*REQUEST*.
Repeat all the material exactly; pictures stay out of your copy.

------ SOURCE MATERIAL

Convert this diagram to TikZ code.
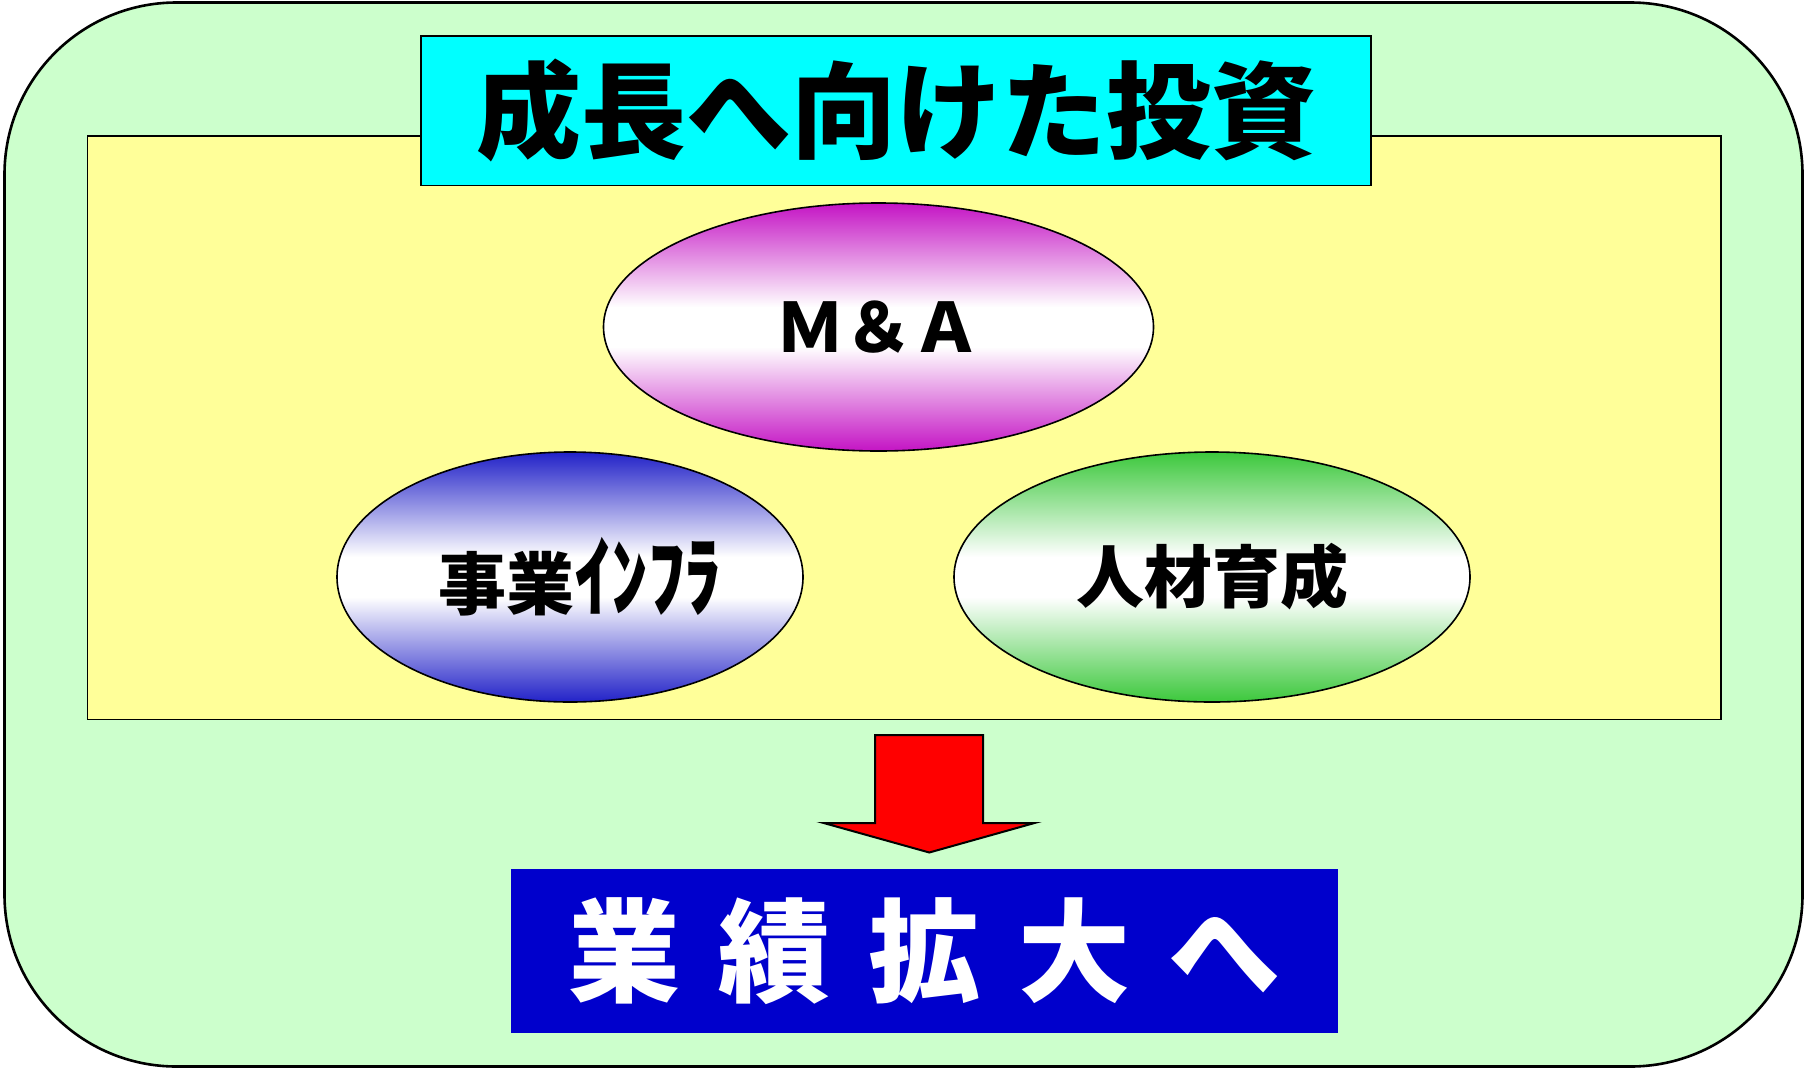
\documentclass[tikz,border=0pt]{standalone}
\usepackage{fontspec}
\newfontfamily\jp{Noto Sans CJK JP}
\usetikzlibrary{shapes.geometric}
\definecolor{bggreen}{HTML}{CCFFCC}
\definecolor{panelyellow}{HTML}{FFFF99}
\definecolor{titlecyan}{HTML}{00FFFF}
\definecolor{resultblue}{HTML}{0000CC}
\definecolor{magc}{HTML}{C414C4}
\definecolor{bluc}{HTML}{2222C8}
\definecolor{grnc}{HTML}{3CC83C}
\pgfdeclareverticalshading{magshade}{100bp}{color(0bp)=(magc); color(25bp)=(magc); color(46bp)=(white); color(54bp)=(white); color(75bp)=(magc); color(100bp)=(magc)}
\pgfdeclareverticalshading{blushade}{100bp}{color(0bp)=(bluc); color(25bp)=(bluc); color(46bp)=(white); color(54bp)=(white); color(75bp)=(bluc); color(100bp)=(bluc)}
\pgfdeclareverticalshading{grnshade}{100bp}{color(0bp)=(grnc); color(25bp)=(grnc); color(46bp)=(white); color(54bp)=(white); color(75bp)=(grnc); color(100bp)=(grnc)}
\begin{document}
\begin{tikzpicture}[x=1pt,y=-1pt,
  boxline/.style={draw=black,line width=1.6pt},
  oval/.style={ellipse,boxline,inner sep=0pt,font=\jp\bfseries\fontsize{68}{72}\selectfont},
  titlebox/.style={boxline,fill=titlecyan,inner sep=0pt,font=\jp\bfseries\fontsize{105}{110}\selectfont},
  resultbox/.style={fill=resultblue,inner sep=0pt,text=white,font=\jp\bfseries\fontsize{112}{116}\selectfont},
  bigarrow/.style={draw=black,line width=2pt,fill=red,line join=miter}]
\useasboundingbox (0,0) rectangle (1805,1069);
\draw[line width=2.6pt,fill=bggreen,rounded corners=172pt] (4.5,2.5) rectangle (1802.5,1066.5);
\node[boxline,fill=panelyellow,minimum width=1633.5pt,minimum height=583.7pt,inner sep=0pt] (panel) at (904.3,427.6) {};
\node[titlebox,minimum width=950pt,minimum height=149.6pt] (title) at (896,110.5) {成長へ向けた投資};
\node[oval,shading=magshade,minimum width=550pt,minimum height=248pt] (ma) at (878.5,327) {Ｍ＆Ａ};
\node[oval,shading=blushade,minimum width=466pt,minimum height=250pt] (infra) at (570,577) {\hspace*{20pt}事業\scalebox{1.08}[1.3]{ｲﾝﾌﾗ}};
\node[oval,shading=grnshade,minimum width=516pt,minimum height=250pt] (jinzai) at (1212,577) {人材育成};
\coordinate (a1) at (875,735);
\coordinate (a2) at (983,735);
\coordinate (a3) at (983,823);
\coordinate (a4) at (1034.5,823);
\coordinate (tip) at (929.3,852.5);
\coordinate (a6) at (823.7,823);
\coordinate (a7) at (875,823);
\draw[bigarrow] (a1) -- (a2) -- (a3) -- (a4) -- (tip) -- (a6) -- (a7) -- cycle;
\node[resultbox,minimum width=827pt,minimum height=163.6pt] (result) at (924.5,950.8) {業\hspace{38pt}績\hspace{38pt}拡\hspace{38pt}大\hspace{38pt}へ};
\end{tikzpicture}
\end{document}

------------

*SOLUTION FOR THIS PROBLEM*.
Convert this diagram to TikZ code.
\documentclass[tikz,border=0pt]{standalone}
\usepackage{fontspec}
\newfontfamily\jp{Noto Sans CJK JP}
\usetikzlibrary{shapes.geometric}
\definecolor{bggreen}{HTML}{CCFFCC}
\definecolor{panelyellow}{HTML}{FFFF99}
\definecolor{titlecyan}{HTML}{00FFFF}
\definecolor{resultblue}{HTML}{0000CC}
\definecolor{magc}{HTML}{C414C4}
\definecolor{bluc}{HTML}{2222C8}
\definecolor{grnc}{HTML}{3CC83C}
\pgfdeclareverticalshading{magshade}{100bp}{color(0bp)=(magc); color(25bp)=(magc); color(46bp)=(white); color(54bp)=(white); color(75bp)=(magc); color(100bp)=(magc)}
\pgfdeclareverticalshading{blushade}{100bp}{color(0bp)=(bluc); color(25bp)=(bluc); color(46bp)=(white); color(54bp)=(white); color(75bp)=(bluc); color(100bp)=(bluc)}
\pgfdeclareverticalshading{grnshade}{100bp}{color(0bp)=(grnc); color(25bp)=(grnc); color(46bp)=(white); color(54bp)=(white); color(75bp)=(grnc); color(100bp)=(grnc)}
\begin{document}
\begin{tikzpicture}[x=1pt,y=-1pt,
  boxline/.style={draw=black,line width=1.6pt},
  oval/.style={ellipse,boxline,inner sep=0pt,font=\jp\bfseries\fontsize{68}{72}\selectfont},
  titlebox/.style={boxline,fill=titlecyan,inner sep=0pt,font=\jp\bfseries\fontsize{105}{110}\selectfont},
  resultbox/.style={fill=resultblue,inner sep=0pt,text=white,font=\jp\bfseries\fontsize{112}{116}\selectfont},
  bigarrow/.style={draw=black,line width=2pt,fill=red,line join=miter}]
\useasboundingbox (0,0) rectangle (1805,1069);
\draw[line width=2.6pt,fill=bggreen,rounded corners=172pt] (4.5,2.5) rectangle (1802.5,1066.5);
\node[boxline,fill=panelyellow,minimum width=1633.5pt,minimum height=583.7pt,inner sep=0pt] (panel) at (904.3,427.6) {};
\node[titlebox,minimum width=950pt,minimum height=149.6pt] (title) at (896,110.5) {成長へ向けた投資};
\node[oval,shading=magshade,minimum width=550pt,minimum height=248pt] (ma) at (878.5,327) {Ｍ＆Ａ};
\node[oval,shading=blushade,minimum width=466pt,minimum height=250pt] (infra) at (570,577) {\hspace*{20pt}事業\scalebox{1.08}[1.3]{ｲﾝﾌﾗ}};
\node[oval,shading=grnshade,minimum width=516pt,minimum height=250pt] (jinzai) at (1212,577) {人材育成};
\coordinate (a1) at (875,735);
\coordinate (a2) at (983,735);
\coordinate (a3) at (983,823);
\coordinate (a4) at (1034.5,823);
\coordinate (tip) at (929.3,852.5);
\coordinate (a6) at (823.7,823);
\coordinate (a7) at (875,823);
\draw[bigarrow] (a1) -- (a2) -- (a3) -- (a4) -- (tip) -- (a6) -- (a7) -- cycle;
\node[resultbox,minimum width=827pt,minimum height=163.6pt] (result) at (924.5,950.8) {業\hspace{38pt}績\hspace{38pt}拡\hspace{38pt}大\hspace{38pt}へ};
\end{tikzpicture}
\end{document}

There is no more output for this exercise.